Murray-Lasaine Elementary (copy)

Murray-Lasaine Elementary School Montessori upper elementary teacher Andrea Kozyrski works with her students on their reading and comprehension skills in January. Brad Nettles/Staff

There’s no getting around it. South Carolina suffers from a legacy of segregation and extreme poverty, thus its public schools consistently rank among the worst in the nation. Bold action is needed.

The Tri-County Cradle to Career Collaborative wants to foment a revolution. In a widely circulated open letter to political, business and community leaders, it is calling on people in positions of power to reject the status quo and demand radical improvement. Nearly 300 people ranging from parents to CEOs and politicians have signed on to the effort.

“This is systems failure at its worst and at a very high cost in human potential. It is no longer acceptable, if it ever was to begin with,” the group wrote in its July letter. “Each year that we continue to accept the status quo, we continue to fail substantial numbers of our children and their families.”

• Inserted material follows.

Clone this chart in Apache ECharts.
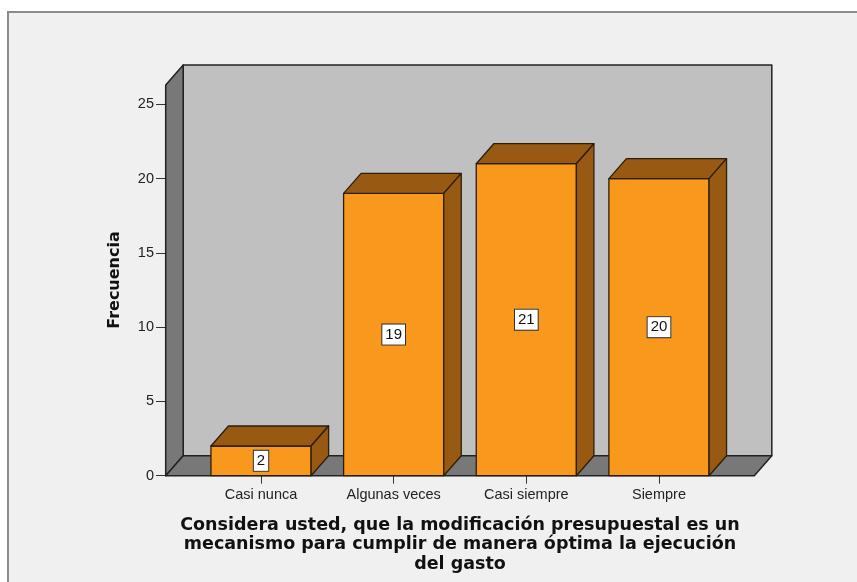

John C. Read, the group’s CEO, rightly sees public education – human capital — as a critical part of the state’s infrastructure. On our current trajectory, “we’ll be in crisis,” he said.

With the economy booming, some industries, notably manufacturing, are struggling to find educated, skilled workers. But the business community, Mr. Read said, “has treated education like a charity when it’s really their own talent supply line.”

No one has all the answers, but generating a groundswell of support would no doubt help make education the state’s No. 1 priority. To that end, TCCC is working to organize a forum in which Gov. Henry McMaster and Democratic challenger state Rep. James Smith would stake out their education platforms. They should welcome that opportunity.

But to make real gains, everyday South Carolinians will have to come to terms with some hard truths. Low-performing school tend to drag down the state’s overall standing and, according to a 2017 Brookings Institution study, it costs more to educate disadvantaged children at the same level as it does middle-class children.

Mr. Read says his group is ready to do whatever it takes. That includes taking on Act 388, which starting in 2007 largely exempted homeowners from property taxes that support public education. That legislation, which shifted the tax burden to commercial properties, was a reaction to rapidly rising taxes fueled by a then-booming housing market. But in 2011, another law was passed that extended tax breaks to commercial properties when they change hands, further reducing the education revenue stream.

Lawmakers would be wise to revisit those two pieces of legislation. Education must have a stable source of revenue.

At the district level, schools need more flexibility to adopt models proven to improve student achievement like the innovative concepts at Meeting Street Elementary @Brentwood.

The core message from TCCC is that “together, we can do better.”

Indeed, we must. And that starts with taking ownership of an education system in which Mr. Read says “no one is at fault, but everyone is responsible.”